Der Aufruf von UN-Generalsekretär António Guterres, wegen der Coronakrise die Waffen weltweit schweigen zu lassen, stößt in Libyen bisher auf taube Ohren. Vergangene Woche erklärte Haftar endgültig ein UN-Abkommen für nichtig, in dem beide Kriegsparteien 2015 beschlossen hatten, sich die Macht aufzuteilen. De facto war dieses Abkommen allerdings sowieso hinfällig, da beide Seiten alle Karten daraufsetzten, ihren Konflikt militärisch zu lösen. Auch eine internationale Libyenkonferenz in Berlin im Januar dieses Jahres konnte das Blutvergießen nicht beenden.

Dass in Tripolis sogar Krankenhäuser bombardiert wurden, sei keine gute Voraussetzung, um eine Pandemie einzudämmen, meint Garofalo vom IRC. Zusammen mit dem libyschen Gesundheitsministerium und der WHO versucht er, einen Plan zu erstellen, wie das Land der Pandemie begegnen kann. Das IRC hilft beim Testen und Nachverfolgen von Infektionsketten. „Das ist aber schwierig, wenn es gefährlich ist, sich zu bewegen und wenn Krankenhäuser angegriffen werden.“

Bisher gibt es in Libyen offiziellen Angaben zufolge nur 63 Fälle und drei Covid-19-Tote, doch die Dunkelziffer dürfte viel höher sein. Besonders gefährdet sind die 700.000 Migranten und Flüchtlinge im Land, von denen nach UN-Angaben 80 Prozent überhaupt keinen Zugang zum Gesundheitssystem haben. „Tausende leben unter furchtbaren Umständen in Haftzentren, in engsten Verhältnissen, ohne ausreichend Nahrungsmittel und ohne Möglichkeit sich zu isolieren“, beschreibt Garofalo.

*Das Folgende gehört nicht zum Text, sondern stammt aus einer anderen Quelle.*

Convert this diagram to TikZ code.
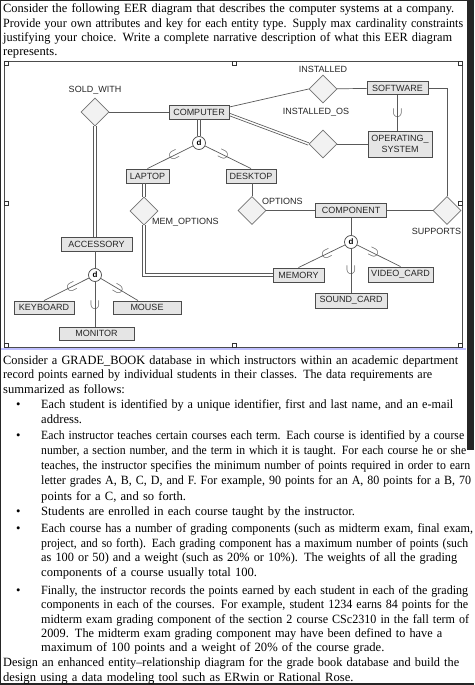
\documentclass[tikz,border=0pt]{standalone}
\usepackage{fontspec}
\usepackage{graphicx}
\usetikzlibrary{shapes.geometric}
\setmainfont{Liberation Serif}
\newfontfamily\erfont{Liberation Sans}
\newcommand\fitline[2]{\resizebox{#1pt}{\height}{#2}}

\tikzset{
  entity/.style={draw=black!70, fill=black!10, line width=0.9pt, inner sep=0pt, align=center,
    font=\erfont\fontsize{9}{11}\selectfont, text=black!85},
  rel/.style={diamond, draw=black!55, fill=black!5, line width=0.7pt, minimum width=28pt,
    minimum height=28pt, inner sep=0pt},
  dis/.style={circle, draw=black!70, fill=white, line width=0.7pt, inner sep=0pt, minimum size=13pt,
    font=\erfont\bfseries\fontsize{8}{8}\selectfont},
  lbl/.style={inner sep=0pt, font=\erfont\fontsize{9}{10}\selectfont, text=black!85},
  link/.style={draw=black!65, line width=0.7pt},
  dbllink/.style={draw=black!65, line width=0.65pt},
  sub/.style={sloped, allow upside down, inner sep=0pt, text=black!70, font=\fontsize{14}{14}\selectfont},
  txt/.style={anchor=base west, inner sep=0pt, text width=470pt, align=left,
    font=\fontsize{12.6}{#1}\selectfont},
  txt/.default=14.5,
  dot/.style={anchor=base west, inner sep=0pt, font=\fontsize{12.6}{14.5}\selectfont},
  frame/.style={draw=black!70, line width=0.8pt},
  handle/.style={draw=black!80, fill=white, line width=0.5pt},
}

\begin{document}
\begin{tikzpicture}[x=1pt, y=-1pt]
  \useasboundingbox (0,0) rectangle (474,685);
  \fill[white] (0,0) rectangle (474,685);
  \fill[black!85] (0,0) rectangle (474,1.5);
  \fill[black!85] (0,0) rectangle (1,685);
  \fill[black!85] (466.5,0) rectangle (474,450);
  \fill[black!85] (0,682.5) rectangle (474,685);

  % question text
  \node[txt=14.3] (intro) at (3,13) {%
    \fitline{451}{Consider the following EER diagram that describes the computer systems at a company.}\\
    \fitline{460}{Provide your own attributes and key for each entity type. Supply max cardinality constraints}\\
    \fitline{449}{justifying your choice. Write a complete narrative description of what this EER diagram}\\
    represents.};

  \node[txt] (grade) at (3,364) {%
    \fitline{455}{Consider a GRADE\_BOOK database in which instructors within an academic department}\\
    \fitline{429}{record points earned by individual students in their classes. The data requirements are}\\
    summarized as follows:};

  \foreach \yy [count=\i] in {408.5,439.3,515.7,532.3,594.3}
    \node[dot] (dot\i) at (16,\yy) {\textbullet};

  \node[txt] (itemA) at (41,408.5) {%
    \fitline{412}{Each student is identified by a unique identifier, first and last name, and an e-mail}\\
    address.};
  \node[txt=15.2] (itemB) at (41,439.3) {%
    \fitline{423}{Each instructor teaches certain courses each term. Each course is identified by a course}\\
    \fitline{425}{number, a section number, and the term in which it is taught. For each course he or she}\\
    \fitline{429}{teaches, the instructor specifies the minimum number of points required in order to earn}\\
    \fitline{430}{letter grades A, B, C, D, and F. For example, 90 points for an A, 80 points for a B, 70}\\
    points for a C, and so forth.};
  \node[txt] (itemC) at (41,515.7) {Students are enrolled in each course taught by the instructor.};
  \node[txt=14.8] (itemD) at (41,532.3) {%
    \fitline{432}{Each course has a number of grading components (such as midterm exam, final exam,}\\
    \fitline{427}{project, and so forth). Each grading component has a maximum number of points (such}\\
    \fitline{416}{as 100 or 50) and a weight (such as 20\% or 10\%). The weights of all the grading}\\
    components of a course usually total 100.};
  \node[txt=14.35] (itemE) at (41,594.3) {%
    \fitline{427}{Finally, the instructor records the points earned by each student in each of the grading}\\
    \fitline{427}{components in each of the courses. For example, student 1234 earns 84 points for the}\\
    \fitline{428}{midterm exam grading component of the section 2 course CSc2310 in the fall term of}\\
    \fitline{401}{2009. The midterm exam grading component may have been defined to have a}\\
    maximum of 100 points and a weight of 20\% of the course grade.};

  \node[txt=14.3] (design) at (3,666.7) {%
    \fitline{456}{Design an enhanced entity--relationship diagram for the grade book database and build the}\\
    design using a data modeling tool such as ERwin or Rational Rose.};

  % picture frame
  \draw[blue!25, line width=1.2pt] (1,349) -- (466,349);
  \draw[frame] (4,61.5) rectangle (462,347);
  \foreach \hx/\hy in {4/61,232/61,458/61,4/201.5,458/201.5,4/343,232/343,458/343}
    \draw[handle] (\hx,\hy) rectangle ++(4,4);

  % entities
  \node[entity, minimum width=60pt, minimum height=14pt] (computer) at (199,112) {COMPUTER};
  \node[entity, minimum width=61pt, minimum height=12.5pt] (software) at (397.5,88) {SOFTWARE};
  \node[entity, minimum width=64pt, minimum height=26pt] (opsys) at (400,144) {OPERATING\_\\SYSTEM};
  \node[entity, minimum width=43pt, minimum height=14pt] (laptop) at (147.5,176) {LAPTOP};
  \node[entity, minimum width=50pt, minimum height=14pt] (desktop) at (251,176) {DESKTOP};
  \node[entity, minimum width=71pt, minimum height=14pt] (component) at (351,210.5) {COMPONENT};
  \node[entity, minimum width=51pt, minimum height=14pt] (memory) at (298.5,275) {MEMORY};
  \node[entity, minimum width=65pt, minimum height=15pt] (videocard) at (400.5,274.5) {VIDEO\_CARD};
  \node[entity, minimum width=72pt, minimum height=15pt] (soundcard) at (351,300.5) {SOUND\_CARD};
  \node[entity, minimum width=71pt, minimum height=14pt] (accessory) at (96.5,244) {ACCESSORY};
  \node[entity, minimum width=60pt, minimum height=13pt] (keyboard) at (44,307.5) {KEYBOARD};
  \node[entity, minimum width=68pt, minimum height=13pt] (mouse) at (147,307.5) {MOUSE};
  \node[entity, minimum width=75pt, minimum height=13pt] (monitor) at (96.5,333.5) {MONITOR};

  % relationships
  \node[rel] (sold) at (95,112) {};
  \node[rel] (installed) at (323,89) {};
  \node[rel] (instos) at (323,144) {};
  \node[rel] (memopt) at (144,211) {};
  \node[rel] (options) at (252,210.5) {};
  \node[rel] (supports) at (447,210.5) {};

  \node[lbl] (soldlbl) at (95,90.5) {SOLD\_WITH};
  \node[lbl] (instlbl) at (323,69) {INSTALLED};
  \node[lbl] (instoslbl) at (316,112.5) {INSTALLED\_OS};
  \node[lbl, anchor=west] (memoptlbl) at (152,222) {MEM\_OPTIONS};
  \node[lbl, anchor=west] (optionslbl) at (262,201) {OPTIONS};
  \node[lbl] (supportslbl) at (436.5,231.5) {SUPPORTS};

  % disjoint specializations
  \node[dis] (dcomp) at (199,143) {d};
  \node[dis] (dpart) at (351,242) {d};
  \node[dis] (dacc) at (95,275) {d};

  \coordinate (lapbot) at (laptop.south -| memopt);
  \coordinate (accbot) at (sold.south |- accessory.north);
  \coordinate (compos) at ([yshift=-2.5pt]computer.east);

  \draw[link] (sold) -- (computer);
  \draw[link] ([yshift=5pt]computer.east) -- (installed.west);
  \draw[link] (installed) -- (software);
  \draw[link] (instos) -- (opsys);
  \draw[link] (software.south) -- node[sub, pos=0.5] {$\supset$} (software.south |- opsys.north);
  \draw[link] (software.east) -| (supports.north);
  \draw[link] (options) -- (component);
  \draw[link] (component) -- (supports);

  % total participation: two parallel lines
  \foreach \o [evaluate=\o as \dx using -0.4*\o, evaluate=\o as \dy using 0.92*\o] in {-1.2,1.2} {
    \draw[dbllink] ([shift={(\dx,\dy)}]compos) -- ([shift={(\dx,\dy)}]instos.west);
    \draw[dbllink] ([xshift=\o pt]computer.south) -- ([xshift=\o pt]dcomp.north);
    \draw[dbllink] ([xshift=\o pt]lapbot) -- ([xshift=\o pt]memopt.north);
    \draw[dbllink] ([xshift=\o pt]memopt.south) |- ([yshift=\o pt]memory.west);
    \draw[dbllink] ([xshift=\o pt]sold.south) -- ([xshift=\o pt]accbot);
  }

  \draw[link] (dcomp) -- node[sub, pos=0.42] {$\supset$} (laptop.north);
  \draw[link] (dcomp) -- node[sub, pos=0.4] {$\supset$} (desktop.north);
  \draw[link] (desktop.south -| options) -- (options.north);

  \draw[link] (component) -- (dpart);
  \draw[link] (dpart) -- node[sub, pos=0.4] {$\supset$} (memory.north);
  \draw[link] (dpart) -- node[sub, pos=0.38] {$\supset$} (videocard.north);
  \draw[link] (dpart) -- node[sub, pos=0.48] {$\supset$} (soundcard.north);

  \draw[link] (accessory.south -| dacc) -- (dacc);
  \draw[link] (dacc) -- node[sub, pos=0.39] {$\supset$} (keyboard.north);
  \draw[link] (dacc) -- node[sub, pos=0.47] {$\supset$} ([xshift=-9pt]mouse.north);
  \draw[link] (dacc) -- node[sub, pos=0.52] {$\supset$} (dacc |- monitor.north);

\end{tikzpicture}
\end{document}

Doch es gibt auch Hoffnung in Coronazeiten: Einige staatliche Institutionen dienen weiter beiden Seiten des Landes. Das Gesundheitsministerium und vor allem dessen für die Pandemie zuständiges Zentrum für Krankheitskontrolle ist immer noch eine gemeinsame Institution beider Regierungen in Libyen. „Dort werden die Tests in beiden Teilen des Landes koordiniert. Dort kooperieren die medizinischen Kollegen im West- und im Ostteil“, schildert Garofalo. „Das Gesundheitsministerium könnte eine wichtige Rolle spielen, das Land später wieder zusammenzubringen“, hofft er.

Vielleicht ist es dieses Paradox, mit dem man die Lage in Libyen am besten beschreiben kann. Es gibt immer noch staatliche Institutionen mit Technokraten und Beamten, die allen Seiten Dienste leisten und das Virus einzudämmen suchen, während Milizionäre aus Angst vor dem Virus zwar Gesichtsmasken tragen, sich gleichzeitig aber gegenseitig nach dem Leben trachten.